**GIVEN EXERCISE:** Everything in the listing below from the line containing "Reproduce this chart" through the line containing "plt.rcParams['hatch.linewidth'] = 0.7" should be repeated exactly; leave out every other line.

========

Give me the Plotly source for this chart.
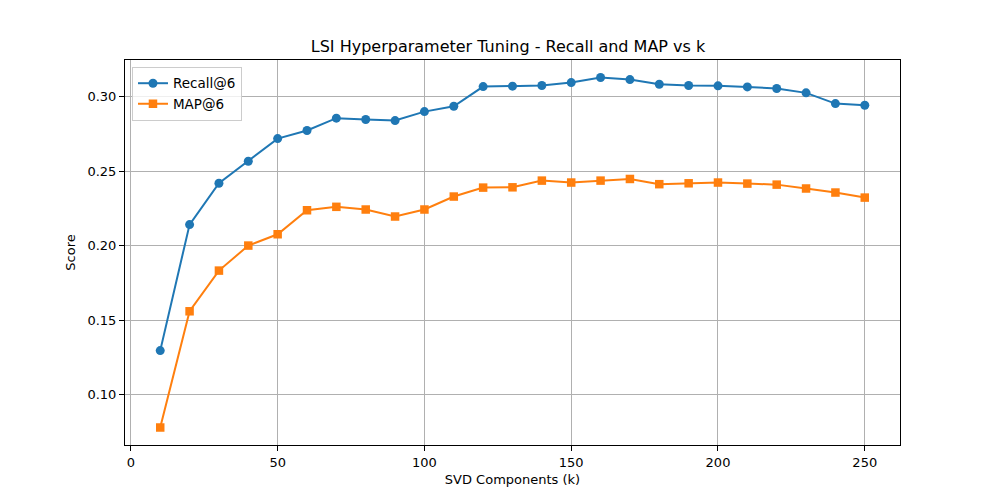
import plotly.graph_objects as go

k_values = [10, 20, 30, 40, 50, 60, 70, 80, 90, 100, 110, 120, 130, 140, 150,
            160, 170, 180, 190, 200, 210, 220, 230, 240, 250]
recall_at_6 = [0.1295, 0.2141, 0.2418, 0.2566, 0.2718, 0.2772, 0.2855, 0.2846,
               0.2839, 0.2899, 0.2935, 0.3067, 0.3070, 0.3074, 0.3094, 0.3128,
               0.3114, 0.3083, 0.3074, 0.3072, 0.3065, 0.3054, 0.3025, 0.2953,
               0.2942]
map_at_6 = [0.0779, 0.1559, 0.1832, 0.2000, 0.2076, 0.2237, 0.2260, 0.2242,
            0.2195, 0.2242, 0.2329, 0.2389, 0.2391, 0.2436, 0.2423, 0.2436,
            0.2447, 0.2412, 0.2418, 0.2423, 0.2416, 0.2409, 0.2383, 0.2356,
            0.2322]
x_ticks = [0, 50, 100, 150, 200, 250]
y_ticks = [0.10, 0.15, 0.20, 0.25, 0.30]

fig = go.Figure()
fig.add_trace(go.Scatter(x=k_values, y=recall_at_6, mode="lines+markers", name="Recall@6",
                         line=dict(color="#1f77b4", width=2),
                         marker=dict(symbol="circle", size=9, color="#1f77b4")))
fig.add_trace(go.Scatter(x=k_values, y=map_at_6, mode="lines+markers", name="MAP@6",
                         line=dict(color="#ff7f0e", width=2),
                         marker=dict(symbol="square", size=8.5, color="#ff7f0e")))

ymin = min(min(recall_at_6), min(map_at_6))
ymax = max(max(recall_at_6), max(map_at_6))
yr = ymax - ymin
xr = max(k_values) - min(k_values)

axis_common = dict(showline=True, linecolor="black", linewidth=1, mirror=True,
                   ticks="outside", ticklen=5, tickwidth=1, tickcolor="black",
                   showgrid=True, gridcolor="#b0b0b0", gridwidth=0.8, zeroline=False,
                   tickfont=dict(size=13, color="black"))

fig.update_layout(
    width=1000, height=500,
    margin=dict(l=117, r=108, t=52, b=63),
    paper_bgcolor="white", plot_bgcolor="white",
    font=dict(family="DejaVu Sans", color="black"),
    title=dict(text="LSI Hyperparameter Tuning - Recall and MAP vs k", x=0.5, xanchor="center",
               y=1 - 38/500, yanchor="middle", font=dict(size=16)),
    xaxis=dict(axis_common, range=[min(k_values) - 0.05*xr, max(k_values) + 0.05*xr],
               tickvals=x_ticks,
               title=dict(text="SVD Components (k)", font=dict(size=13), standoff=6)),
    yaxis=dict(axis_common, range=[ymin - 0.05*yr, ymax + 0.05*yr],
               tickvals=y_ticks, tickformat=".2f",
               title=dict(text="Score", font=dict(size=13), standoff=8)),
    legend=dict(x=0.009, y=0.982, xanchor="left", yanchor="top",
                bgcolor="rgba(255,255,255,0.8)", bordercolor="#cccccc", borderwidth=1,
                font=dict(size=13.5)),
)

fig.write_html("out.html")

========

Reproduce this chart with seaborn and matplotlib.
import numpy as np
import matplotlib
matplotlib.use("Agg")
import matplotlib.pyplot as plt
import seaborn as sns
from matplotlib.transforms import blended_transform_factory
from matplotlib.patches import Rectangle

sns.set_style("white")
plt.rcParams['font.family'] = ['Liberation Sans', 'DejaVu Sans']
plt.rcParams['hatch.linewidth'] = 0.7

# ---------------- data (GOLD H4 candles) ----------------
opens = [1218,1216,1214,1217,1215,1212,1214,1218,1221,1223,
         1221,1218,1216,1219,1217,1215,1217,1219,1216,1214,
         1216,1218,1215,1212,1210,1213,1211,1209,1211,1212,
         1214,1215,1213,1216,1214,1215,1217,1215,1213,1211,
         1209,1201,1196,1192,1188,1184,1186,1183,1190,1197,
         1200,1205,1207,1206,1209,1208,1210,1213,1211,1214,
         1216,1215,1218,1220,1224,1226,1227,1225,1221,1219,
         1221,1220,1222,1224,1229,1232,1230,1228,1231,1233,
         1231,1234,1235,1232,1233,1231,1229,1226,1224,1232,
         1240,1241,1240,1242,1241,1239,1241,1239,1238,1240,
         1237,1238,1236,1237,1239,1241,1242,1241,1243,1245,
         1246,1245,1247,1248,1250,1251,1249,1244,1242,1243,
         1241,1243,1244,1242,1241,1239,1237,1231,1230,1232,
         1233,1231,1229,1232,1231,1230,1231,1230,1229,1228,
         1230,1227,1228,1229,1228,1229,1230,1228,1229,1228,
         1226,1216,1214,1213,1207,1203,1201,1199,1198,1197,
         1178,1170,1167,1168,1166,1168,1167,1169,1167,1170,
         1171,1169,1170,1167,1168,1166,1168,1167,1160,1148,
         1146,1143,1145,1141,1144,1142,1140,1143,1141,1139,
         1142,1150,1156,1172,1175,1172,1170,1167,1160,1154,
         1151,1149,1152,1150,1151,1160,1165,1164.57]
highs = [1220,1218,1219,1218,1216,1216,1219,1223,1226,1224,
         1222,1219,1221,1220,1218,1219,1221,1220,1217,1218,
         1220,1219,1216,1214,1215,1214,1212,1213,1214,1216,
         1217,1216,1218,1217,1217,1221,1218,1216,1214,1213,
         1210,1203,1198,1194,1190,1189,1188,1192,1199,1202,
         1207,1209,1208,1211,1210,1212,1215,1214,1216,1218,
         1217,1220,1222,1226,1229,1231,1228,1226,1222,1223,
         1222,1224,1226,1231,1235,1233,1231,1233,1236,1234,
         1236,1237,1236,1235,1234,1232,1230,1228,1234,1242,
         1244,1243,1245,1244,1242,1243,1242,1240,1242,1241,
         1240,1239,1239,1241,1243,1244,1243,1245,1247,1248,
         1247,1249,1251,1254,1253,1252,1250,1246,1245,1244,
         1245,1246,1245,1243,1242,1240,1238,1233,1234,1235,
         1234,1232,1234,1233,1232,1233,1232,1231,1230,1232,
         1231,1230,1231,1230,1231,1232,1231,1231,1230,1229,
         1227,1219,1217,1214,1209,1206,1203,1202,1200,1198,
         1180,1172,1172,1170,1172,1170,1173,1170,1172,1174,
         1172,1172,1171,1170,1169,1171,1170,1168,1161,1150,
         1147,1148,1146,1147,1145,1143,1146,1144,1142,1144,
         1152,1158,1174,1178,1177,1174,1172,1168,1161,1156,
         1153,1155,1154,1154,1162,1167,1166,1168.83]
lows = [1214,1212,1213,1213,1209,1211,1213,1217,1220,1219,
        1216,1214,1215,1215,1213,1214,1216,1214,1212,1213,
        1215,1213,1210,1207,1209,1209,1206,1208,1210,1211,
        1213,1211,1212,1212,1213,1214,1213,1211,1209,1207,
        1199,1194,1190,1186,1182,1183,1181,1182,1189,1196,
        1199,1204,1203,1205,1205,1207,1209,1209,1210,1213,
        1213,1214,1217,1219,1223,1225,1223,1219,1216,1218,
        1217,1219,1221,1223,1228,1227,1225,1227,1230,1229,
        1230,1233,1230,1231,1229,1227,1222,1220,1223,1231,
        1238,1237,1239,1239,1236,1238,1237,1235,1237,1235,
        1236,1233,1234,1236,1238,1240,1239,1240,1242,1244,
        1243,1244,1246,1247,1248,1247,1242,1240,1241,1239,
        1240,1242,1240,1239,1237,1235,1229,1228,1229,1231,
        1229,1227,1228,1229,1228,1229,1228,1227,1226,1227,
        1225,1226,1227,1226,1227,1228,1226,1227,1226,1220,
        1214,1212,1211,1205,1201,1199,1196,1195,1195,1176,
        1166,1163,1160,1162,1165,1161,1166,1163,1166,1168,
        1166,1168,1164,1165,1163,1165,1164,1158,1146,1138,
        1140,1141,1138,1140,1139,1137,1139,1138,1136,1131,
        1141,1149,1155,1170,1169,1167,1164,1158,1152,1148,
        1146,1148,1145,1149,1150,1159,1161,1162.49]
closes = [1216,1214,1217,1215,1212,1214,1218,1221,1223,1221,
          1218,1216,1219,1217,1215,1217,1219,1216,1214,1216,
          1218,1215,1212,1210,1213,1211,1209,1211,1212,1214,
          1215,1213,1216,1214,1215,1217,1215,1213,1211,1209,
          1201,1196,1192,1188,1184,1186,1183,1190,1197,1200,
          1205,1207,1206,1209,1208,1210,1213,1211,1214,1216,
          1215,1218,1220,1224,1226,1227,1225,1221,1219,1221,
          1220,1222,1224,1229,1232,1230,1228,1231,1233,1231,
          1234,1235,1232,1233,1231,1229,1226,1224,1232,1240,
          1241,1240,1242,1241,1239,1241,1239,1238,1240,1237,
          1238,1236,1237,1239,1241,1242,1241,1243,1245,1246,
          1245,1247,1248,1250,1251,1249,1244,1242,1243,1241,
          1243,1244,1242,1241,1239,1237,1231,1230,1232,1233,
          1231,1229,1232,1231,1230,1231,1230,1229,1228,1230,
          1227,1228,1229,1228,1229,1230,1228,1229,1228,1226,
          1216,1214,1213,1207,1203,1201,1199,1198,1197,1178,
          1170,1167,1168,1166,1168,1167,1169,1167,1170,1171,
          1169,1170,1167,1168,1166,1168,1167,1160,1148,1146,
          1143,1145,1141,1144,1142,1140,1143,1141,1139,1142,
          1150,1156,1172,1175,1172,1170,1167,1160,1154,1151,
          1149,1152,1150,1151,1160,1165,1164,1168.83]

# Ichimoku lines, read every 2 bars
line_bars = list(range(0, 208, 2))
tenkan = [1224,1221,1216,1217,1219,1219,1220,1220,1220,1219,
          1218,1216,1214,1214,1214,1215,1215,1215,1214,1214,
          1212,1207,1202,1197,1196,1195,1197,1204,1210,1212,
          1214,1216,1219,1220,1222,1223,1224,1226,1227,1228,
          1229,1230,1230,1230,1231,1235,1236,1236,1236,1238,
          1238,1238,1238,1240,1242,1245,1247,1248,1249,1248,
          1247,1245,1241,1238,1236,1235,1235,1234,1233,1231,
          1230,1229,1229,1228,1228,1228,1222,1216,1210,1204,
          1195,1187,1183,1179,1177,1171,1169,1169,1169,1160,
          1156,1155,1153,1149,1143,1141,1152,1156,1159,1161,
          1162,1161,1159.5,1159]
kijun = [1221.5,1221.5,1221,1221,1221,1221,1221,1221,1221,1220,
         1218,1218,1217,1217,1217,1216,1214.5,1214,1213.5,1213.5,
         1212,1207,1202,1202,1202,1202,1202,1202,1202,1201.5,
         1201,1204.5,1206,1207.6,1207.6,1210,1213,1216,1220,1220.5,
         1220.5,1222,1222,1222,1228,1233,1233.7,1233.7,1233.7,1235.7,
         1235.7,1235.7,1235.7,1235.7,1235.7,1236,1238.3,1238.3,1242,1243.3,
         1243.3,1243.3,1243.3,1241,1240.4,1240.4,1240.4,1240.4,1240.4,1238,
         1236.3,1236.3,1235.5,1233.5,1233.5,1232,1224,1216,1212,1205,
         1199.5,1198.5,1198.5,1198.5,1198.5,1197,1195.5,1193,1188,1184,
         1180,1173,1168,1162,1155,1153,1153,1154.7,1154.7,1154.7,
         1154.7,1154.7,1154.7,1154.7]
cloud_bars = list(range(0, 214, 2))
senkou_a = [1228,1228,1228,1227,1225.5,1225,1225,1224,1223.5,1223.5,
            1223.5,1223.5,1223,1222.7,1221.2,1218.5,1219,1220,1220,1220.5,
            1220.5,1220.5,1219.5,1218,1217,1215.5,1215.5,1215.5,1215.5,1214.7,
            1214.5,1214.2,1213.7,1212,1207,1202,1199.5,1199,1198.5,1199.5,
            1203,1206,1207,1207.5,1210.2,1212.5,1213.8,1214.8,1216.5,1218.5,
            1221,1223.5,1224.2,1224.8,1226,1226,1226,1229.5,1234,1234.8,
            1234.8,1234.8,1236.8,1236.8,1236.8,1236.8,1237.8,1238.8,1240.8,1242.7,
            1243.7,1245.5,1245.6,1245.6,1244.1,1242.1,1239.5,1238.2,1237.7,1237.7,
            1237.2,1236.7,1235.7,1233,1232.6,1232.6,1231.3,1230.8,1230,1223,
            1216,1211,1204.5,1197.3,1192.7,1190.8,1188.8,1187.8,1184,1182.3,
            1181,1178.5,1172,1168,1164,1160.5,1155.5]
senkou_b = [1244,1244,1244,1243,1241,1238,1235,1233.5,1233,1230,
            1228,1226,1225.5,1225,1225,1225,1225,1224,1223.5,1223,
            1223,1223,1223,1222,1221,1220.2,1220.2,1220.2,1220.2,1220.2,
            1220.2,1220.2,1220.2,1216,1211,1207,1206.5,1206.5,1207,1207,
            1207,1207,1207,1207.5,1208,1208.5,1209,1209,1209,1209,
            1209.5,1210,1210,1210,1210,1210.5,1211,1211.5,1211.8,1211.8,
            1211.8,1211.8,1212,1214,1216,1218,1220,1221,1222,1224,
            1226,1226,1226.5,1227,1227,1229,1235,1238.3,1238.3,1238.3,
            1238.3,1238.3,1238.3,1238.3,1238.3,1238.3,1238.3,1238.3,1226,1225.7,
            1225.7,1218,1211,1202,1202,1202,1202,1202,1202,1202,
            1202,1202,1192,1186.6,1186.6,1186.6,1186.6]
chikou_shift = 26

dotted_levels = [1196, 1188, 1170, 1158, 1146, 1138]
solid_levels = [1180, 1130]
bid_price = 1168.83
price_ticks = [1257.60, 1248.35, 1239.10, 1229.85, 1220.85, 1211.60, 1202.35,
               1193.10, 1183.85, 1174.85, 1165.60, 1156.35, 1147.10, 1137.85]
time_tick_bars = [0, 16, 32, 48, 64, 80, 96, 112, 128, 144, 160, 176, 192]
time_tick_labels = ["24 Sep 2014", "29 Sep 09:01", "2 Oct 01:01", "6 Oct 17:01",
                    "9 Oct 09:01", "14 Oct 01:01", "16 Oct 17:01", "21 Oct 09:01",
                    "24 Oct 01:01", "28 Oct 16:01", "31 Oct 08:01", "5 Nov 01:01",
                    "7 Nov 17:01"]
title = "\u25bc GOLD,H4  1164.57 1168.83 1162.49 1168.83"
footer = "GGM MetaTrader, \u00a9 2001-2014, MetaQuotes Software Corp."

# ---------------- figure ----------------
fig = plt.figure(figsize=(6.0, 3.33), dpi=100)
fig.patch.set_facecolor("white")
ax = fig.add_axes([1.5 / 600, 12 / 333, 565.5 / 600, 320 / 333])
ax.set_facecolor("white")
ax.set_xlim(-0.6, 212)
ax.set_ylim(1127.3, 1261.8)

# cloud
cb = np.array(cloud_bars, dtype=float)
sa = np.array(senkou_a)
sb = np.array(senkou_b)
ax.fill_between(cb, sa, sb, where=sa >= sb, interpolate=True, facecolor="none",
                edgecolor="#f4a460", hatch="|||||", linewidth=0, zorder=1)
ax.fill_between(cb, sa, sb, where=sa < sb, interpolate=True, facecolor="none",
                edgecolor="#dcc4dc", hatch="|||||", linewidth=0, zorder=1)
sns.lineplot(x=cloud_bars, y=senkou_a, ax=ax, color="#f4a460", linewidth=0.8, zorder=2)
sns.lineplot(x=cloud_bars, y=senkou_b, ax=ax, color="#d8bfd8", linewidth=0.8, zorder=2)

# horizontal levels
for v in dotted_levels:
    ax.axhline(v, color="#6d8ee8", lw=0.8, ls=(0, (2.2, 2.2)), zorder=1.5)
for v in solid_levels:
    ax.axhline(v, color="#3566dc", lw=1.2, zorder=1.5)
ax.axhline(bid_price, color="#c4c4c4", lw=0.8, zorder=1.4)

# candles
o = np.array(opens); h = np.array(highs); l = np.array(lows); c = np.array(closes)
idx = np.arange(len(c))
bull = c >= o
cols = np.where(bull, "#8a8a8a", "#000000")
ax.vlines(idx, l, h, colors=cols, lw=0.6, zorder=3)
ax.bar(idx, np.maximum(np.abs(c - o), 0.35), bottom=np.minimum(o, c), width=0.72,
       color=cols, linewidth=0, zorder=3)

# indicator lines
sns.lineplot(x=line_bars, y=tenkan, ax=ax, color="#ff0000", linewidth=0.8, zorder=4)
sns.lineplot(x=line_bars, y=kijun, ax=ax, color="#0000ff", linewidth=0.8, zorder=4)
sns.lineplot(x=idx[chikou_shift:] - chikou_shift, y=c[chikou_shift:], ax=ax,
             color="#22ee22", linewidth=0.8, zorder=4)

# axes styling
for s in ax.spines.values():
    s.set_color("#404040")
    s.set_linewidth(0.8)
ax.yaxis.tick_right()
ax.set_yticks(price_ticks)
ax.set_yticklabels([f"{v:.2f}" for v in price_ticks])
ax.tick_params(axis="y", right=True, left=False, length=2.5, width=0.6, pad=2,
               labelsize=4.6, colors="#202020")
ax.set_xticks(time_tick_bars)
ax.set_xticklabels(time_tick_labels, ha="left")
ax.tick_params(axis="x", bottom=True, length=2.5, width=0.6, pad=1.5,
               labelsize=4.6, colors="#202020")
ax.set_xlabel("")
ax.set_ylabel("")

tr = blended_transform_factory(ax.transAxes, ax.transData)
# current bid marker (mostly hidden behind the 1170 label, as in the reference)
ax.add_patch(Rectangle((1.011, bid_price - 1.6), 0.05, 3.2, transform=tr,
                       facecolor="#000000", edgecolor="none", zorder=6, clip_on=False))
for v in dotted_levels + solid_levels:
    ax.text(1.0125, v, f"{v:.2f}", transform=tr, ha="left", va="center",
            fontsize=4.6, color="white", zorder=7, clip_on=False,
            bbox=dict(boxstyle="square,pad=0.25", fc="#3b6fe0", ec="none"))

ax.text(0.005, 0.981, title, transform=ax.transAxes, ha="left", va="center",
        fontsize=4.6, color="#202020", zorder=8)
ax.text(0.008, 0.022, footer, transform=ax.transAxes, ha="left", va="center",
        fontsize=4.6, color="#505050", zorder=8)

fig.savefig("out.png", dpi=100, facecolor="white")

========

**SOLUTION:**
Reproduce this chart with seaborn and matplotlib.
import numpy as np
import matplotlib
matplotlib.use("Agg")
import matplotlib.pyplot as plt
import seaborn as sns
from matplotlib.transforms import blended_transform_factory
from matplotlib.patches import Rectangle

sns.set_style("white")
plt.rcParams['font.family'] = ['Liberation Sans', 'DejaVu Sans']
plt.rcParams['hatch.linewidth'] = 0.7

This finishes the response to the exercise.